The F distribution is a continuous probability distribution which is commonly used in statistical testing procedures.
The F distribution is a continuous probability distribution which is commonly used in statistical testing procedures. If $X$ and $Y$ are two independent identically distributed chi-square random variables with $m$ and $n$ degrees of freedom respectively, then the distribution of the ratio $$F_{m,n} = \frac{(\frac{X}{m})}{(\frac{Y}{n})}$$ is called the F distribution. It is also known as the variance-ratio distribution for the fact that when considering two random samples of size $n$ that follow a normal distribution, the ratio of the two sample variances $s_1^2/s_2^2$ follows an $F_{n_1-1,n_2-1}$ distribution.
The F distribution is frequently used in the analysis of variance (see the F-test tag).
F distribution is for a non-negative random variable.
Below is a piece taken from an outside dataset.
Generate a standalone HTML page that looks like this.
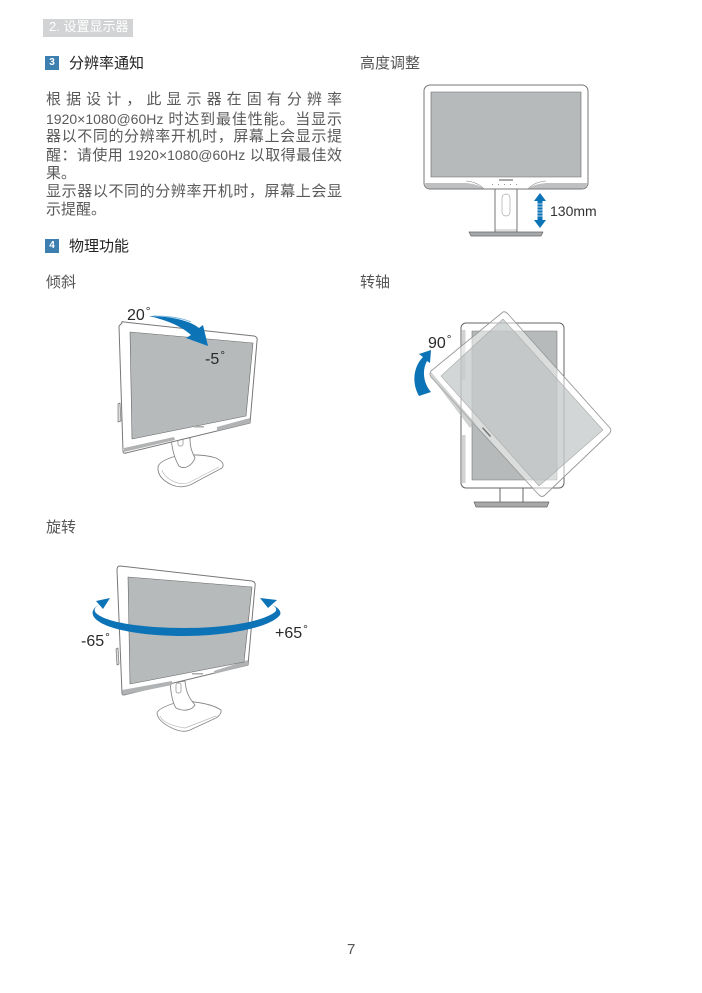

It is skewed to the right. The probability density function is given by: $$f(x|m,n) = \frac{\Gamma (\frac{m+n}{2})}{\Gamma (\frac{m}{2}) \Gamma (\frac{n}{2}}) \cdot \frac{(\frac{m}{2})^{m/2} x^{m/(2-1)}}{(\frac{n}{2})^{m/2} [1+\frac{mx}{n}]^{(m/2)+(n/2)}}$$ And its first two moments are $$\frac{n}{n-2}$$ for the mean and $$\frac{2n^2(m+n-2)}{m(n-2)^2 (n-4)}$$ for the variance (with $n>4$).